Virtual machines may store their data in virtual devices referred to as virtual storage disks. Virtual storage disks may be implemented as files in the host file system of a virtual machine server. A guest operating system operating within a virtual machine may treat a virtual storage disk as a block storage device, typically creating and using a file system within the virtual storage disk.
Virtual machines are often based on a master virtual machine image (e.g., a golden image) that acts as a template for creating additional virtual machines. In other words, a master virtual machine may be used to create similar or identical virtual machines that include instances of an OS and other applications from the master virtual machine image. A server may include thousands of virtual machines that are derived from a common master virtual machine image. Accordingly, the virtual machines on the server may include significant amounts of duplicate data, and deduplicating data on the server may provide significant storage space savings.

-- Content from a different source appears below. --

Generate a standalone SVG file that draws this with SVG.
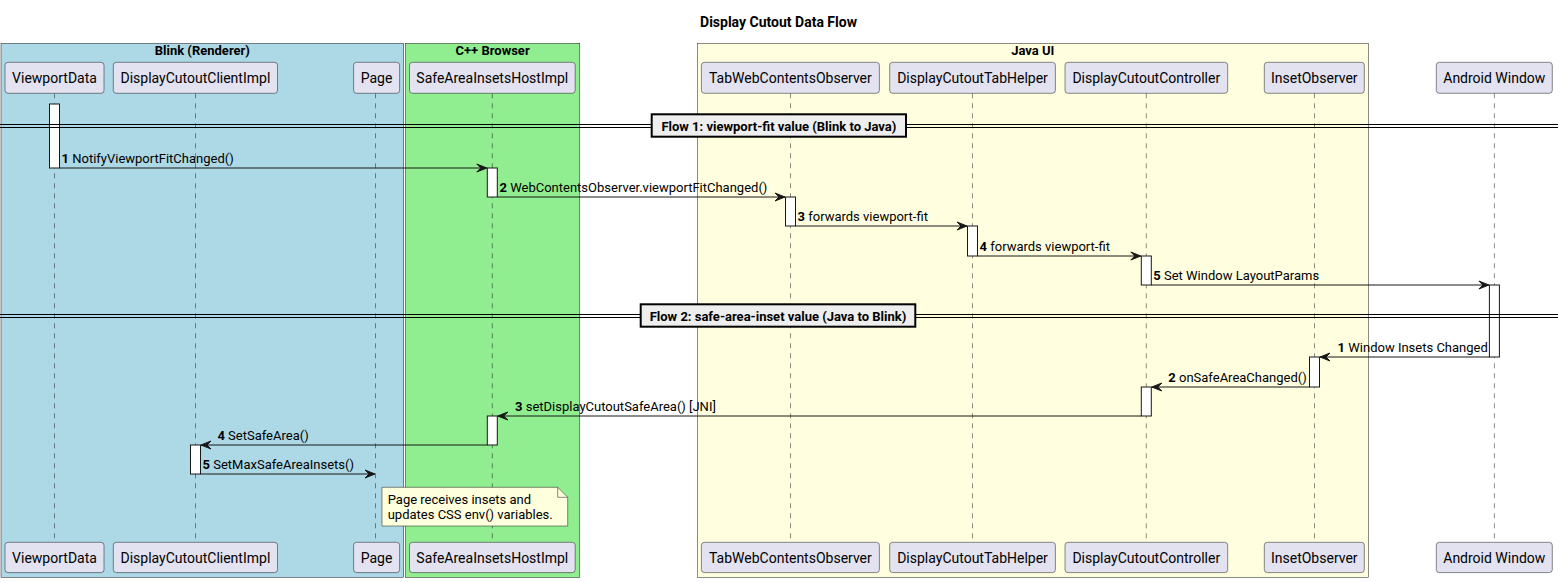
<svg xmlns="http://www.w3.org/2000/svg" width="1563" height="582" viewBox="0 0 1563 582">
<style>
text{font-family:Roboto,"Liberation Sans",sans-serif;fill:#000}
.title{font-size:14px;font-weight:bold}
.grp{font-size:13px;font-weight:bold}
.pname{font-size:14px}
.msg{font-size:13px}
.b{font-weight:bold}
.part{fill:#E2E2F0;stroke:#181818;stroke-width:0.5}
.life{stroke:#181818;stroke-width:0.5;stroke-dasharray:5,5;fill:none}
.act{fill:#FFFFFF;stroke:#181818;stroke-width:1}
.line{stroke:#181818;stroke-width:1;fill:none;marker-end:url(#arr)}
.sep{stroke:#000;stroke-width:1}
.seplab{fill:#EEEEEE;stroke:#000;stroke-width:2}
.sept{font-size:13px;font-weight:bold}
.box{stroke:#181818;stroke-width:0.5}
</style>
<defs>
<marker id="arr" viewBox="-1 -1 12 10" refX="10" refY="4" markerWidth="12" markerHeight="10" markerUnits="userSpaceOnUse" orient="auto">
<path d="M0,0 L10,4 L0,8 L4,4 Z" fill="#181818" stroke="#181818" stroke-width="1" stroke-linejoin="miter"/>
</marker>
</defs>
<rect width="1563" height="582" fill="#FFFFFF"/>
<text class="title" x="778.5" y="27" text-anchor="middle">Display Cutout Data Flow</text>

<g id="group-blink">
<rect class="box" x="1" y="43.3" width="402.7" height="534" fill="#ADD8E6"/>
<text class="grp" x="202.3" y="55" text-anchor="middle">Blink (Renderer)</text>
</g>
<g id="group-cpp">
<rect class="box" x="405.5" y="43.3" width="174.3" height="534" fill="#90EE90"/>
<text class="grp" x="492.6" y="55" text-anchor="middle">C++ Browser</text>
</g>
<g id="group-java">
<rect class="box" x="697.3" y="43.3" width="671" height="534" fill="#FFFFE0"/>
<text class="grp" x="1032.8" y="55" text-anchor="middle">Java UI</text>
</g>

<g id="lifelines">
<line class="life" x1="54.5" y1="93.3" x2="54.5" y2="542.3"/>
<line class="life" x1="195.5" y1="93.3" x2="195.5" y2="542.3"/>
<line class="life" x1="375.5" y1="93.3" x2="375.5" y2="542.3"/>
<line class="life" x1="492.3" y1="93.3" x2="492.3" y2="542.3"/>
<line class="life" x1="790.5" y1="93.3" x2="790.5" y2="542.3"/>
<line class="life" x1="972.5" y1="93.3" x2="972.5" y2="542.3"/>
<line class="life" x1="1146.3" y1="93.3" x2="1146.3" y2="542.3"/>
<line class="life" x1="1314.5" y1="93.3" x2="1314.5" y2="542.3"/>
<line class="life" x1="1494.4" y1="93.3" x2="1494.4" y2="542.3"/>
</g>

<g id="activations">
<rect class="act" x="49.5" y="104" width="10" height="64"/>
<rect class="act" x="487.3" y="168" width="10" height="29"/>
<rect class="act" x="785.5" y="197" width="10" height="29"/>
<rect class="act" x="967.5" y="226" width="10" height="30"/>
<rect class="act" x="1141.3" y="256" width="10" height="29"/>
<rect class="act" x="1489.4" y="285" width="10" height="72"/>
<rect class="act" x="1309.5" y="357" width="10" height="30"/>
<rect class="act" x="1141.3" y="387" width="10" height="29"/>
<rect class="act" x="487.3" y="416" width="10" height="29"/>
<rect class="act" x="190.5" y="445" width="10" height="29"/>
</g>

<g id="connectors">
<line class="line" x1="59.5" y1="168" x2="486.8" y2="168"/>
<text class="msg" x="61.5" y="163"><tspan class="b">1</tspan> NotifyViewportFitChanged()</text>
<line class="line" x1="497.3" y1="197" x2="785" y2="197"/>
<text class="msg" x="499.5" y="192"><tspan class="b">2</tspan> WebContentsObserver.viewportFitChanged()</text>
<line class="line" x1="795.5" y1="226" x2="967" y2="226"/>
<text class="msg" x="797.5" y="221"><tspan class="b">3</tspan> forwards viewport-fit</text>
<line class="line" x1="977.5" y1="256" x2="1140.8" y2="256"/>
<text class="msg" x="979.5" y="251"><tspan class="b">4</tspan> forwards viewport-fit</text>
<line class="line" x1="1151.3" y1="285" x2="1488.9" y2="285"/>
<text class="msg" x="1153.3" y="280"><tspan class="b">5</tspan> Set Window LayoutParams</text>

<line class="line" x1="1489.4" y1="357" x2="1320" y2="357"/>
<text class="msg" x="1337.6" y="352"><tspan class="b">1</tspan> Window Insets Changed</text>
<line class="line" x1="1309.5" y1="387" x2="1151.8" y2="387"/>
<text class="msg" x="1168.3" y="382"><tspan class="b">2</tspan> onSafeAreaChanged()</text>
<line class="line" x1="1141.3" y1="416" x2="497.8" y2="416"/>
<text class="msg" x="515" y="411"><tspan class="b">3</tspan> setDisplayCutoutSafeArea() [JNI]</text>
<line class="line" x1="487.3" y1="445" x2="201" y2="445"/>
<text class="msg" x="217.4" y="440"><tspan class="b">4</tspan> SetSafeArea()</text>
<line class="line" x1="200.5" y1="474" x2="375" y2="474"/>
<text class="msg" x="202.5" y="469"><tspan class="b">5</tspan> SetMaxSafeAreaInsets()</text>
</g>

<g id="separator-1">
<line class="sep" x1="0" y1="124.5" x2="1558" y2="124.5"/>
<line class="sep" x1="0" y1="127.5" x2="1558" y2="127.5"/>
<rect class="seplab" x="651.7" y="114.3" width="254.3" height="22.4"/>
<text class="sept" x="778.9" y="130.8" text-anchor="middle">Flow 1: viewport-fit value (Blink to Java)</text>
</g>
<g id="separator-2">
<line class="sep" x1="0" y1="314.5" x2="1558" y2="314.5"/>
<line class="sep" x1="0" y1="317.5" x2="1558" y2="317.5"/>
<rect class="seplab" x="640.7" y="304.3" width="274.6" height="22.4"/>
<text class="sept" x="778" y="320.8" text-anchor="middle">Flow 2: safe-area-inset value (Java to Blink)</text>
</g>

<g id="p-viewportdata">
<rect class="part" x="5" y="62.3" width="99" height="31" rx="3"/>
<text class="pname" x="54.5" y="82.5" text-anchor="middle">ViewportData</text>
<rect class="part" x="5" y="542.3" width="99" height="30.3" rx="3"/>
<text class="pname" x="54.5" y="562.5" text-anchor="middle">ViewportData</text>
</g>
<g id="p-displaycutoutclientimpl">
<rect class="part" x="113.3" y="62.3" width="164.2" height="31" rx="3"/>
<text class="pname" x="195.4" y="82.5" text-anchor="middle">DisplayCutoutClientImpl</text>
<rect class="part" x="113.3" y="542.3" width="164.2" height="30.3" rx="3"/>
<text class="pname" x="195.4" y="562.5" text-anchor="middle">DisplayCutoutClientImpl</text>
</g>
<g id="p-page">
<rect class="part" x="353.6" y="62.3" width="46" height="31" rx="3"/>
<text class="pname" x="376.6" y="82.5" text-anchor="middle">Page</text>
<rect class="part" x="353.6" y="542.3" width="46" height="30.3" rx="3"/>
<text class="pname" x="376.6" y="562.5" text-anchor="middle">Page</text>
</g>
<g id="p-safeareainsetshostimpl">
<rect class="part" x="409.5" y="62.3" width="165.7" height="31" rx="3"/>
<text class="pname" x="492.3" y="82.5" text-anchor="middle">SafeAreaInsetsHostImpl</text>
<rect class="part" x="409.5" y="542.3" width="165.7" height="30.3" rx="3"/>
<text class="pname" x="492.3" y="562.5" text-anchor="middle">SafeAreaInsetsHostImpl</text>
</g>
<g id="p-tabwebcontentsobserver">
<rect class="part" x="701.4" y="62.3" width="178" height="31" rx="3"/>
<text class="pname" x="790.4" y="82.5" text-anchor="middle">TabWebContentsObserver</text>
<rect class="part" x="701.4" y="542.3" width="178" height="30.3" rx="3"/>
<text class="pname" x="790.4" y="562.5" text-anchor="middle">TabWebContentsObserver</text>
</g>
<g id="p-displaycutouttabhelper">
<rect class="part" x="889.7" y="62.3" width="165.7" height="31" rx="3"/>
<text class="pname" x="972.5" y="82.5" text-anchor="middle">DisplayCutoutTabHelper</text>
<rect class="part" x="889.7" y="542.3" width="165.7" height="30.3" rx="3"/>
<text class="pname" x="972.5" y="562.5" text-anchor="middle">DisplayCutoutTabHelper</text>
</g>
<g id="p-displaycutoutcontroller">
<rect class="part" x="1065" y="62.3" width="162.7" height="31" rx="3"/>
<text class="pname" x="1146.3" y="82.5" text-anchor="middle">DisplayCutoutController</text>
<rect class="part" x="1065" y="542.3" width="162.7" height="30.3" rx="3"/>
<text class="pname" x="1146.3" y="562.5" text-anchor="middle">DisplayCutoutController</text>
</g>
<g id="p-insetobserver">
<rect class="part" x="1264.3" y="62.3" width="100" height="31" rx="3"/>
<text class="pname" x="1314.3" y="82.5" text-anchor="middle">InsetObserver</text>
<rect class="part" x="1264.3" y="542.3" width="100" height="30.3" rx="3"/>
<text class="pname" x="1314.3" y="562.5" text-anchor="middle">InsetObserver</text>
</g>
<g id="p-androidwindow">
<rect class="part" x="1436.3" y="62.3" width="116" height="31" rx="3"/>
<text class="pname" x="1494.3" y="82.5" text-anchor="middle">Android Window</text>
<rect class="part" x="1436.3" y="542.3" width="116" height="30.3" rx="3"/>
<text class="pname" x="1494.3" y="562.5" text-anchor="middle">Android Window</text>
</g>

<g id="note-page">
<path d="M382,487.3 L557.7,487.3 L567.7,497.3 L567.7,526 L382,526 Z" fill="#FEFFDD" stroke="#181818" stroke-width="0.5"/>
<path d="M557.7,487.3 L557.7,497.3 L567.7,497.3" fill="none" stroke="#181818" stroke-width="0.5"/>
<text class="msg" x="387.7" y="503.5">Page receives insets and</text>
<text class="msg" x="387.7" y="519">updates CSS env() variables.</text>
</g>
</svg>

As the virtual machines on the server run, they may write data in the virtual storage disks, and data on the virtual storage disks may begin to diverge. Over time, deduplication on the server may be less and less effective, even when virtual storage disks still have many identical blocks of data if those blocks of data are not arranged in the same sequence within a deduplication-sized chunk of data. Furthermore, deduplication is often performed on relatively large data chunks (deduplication may be more efficient when performed on large chunks), which may result in a significant amount of duplicate data that is not deduplicated. What is needed, therefore, is a more efficient mechanism for handling deduplication in the context of multiple virtual storage disks.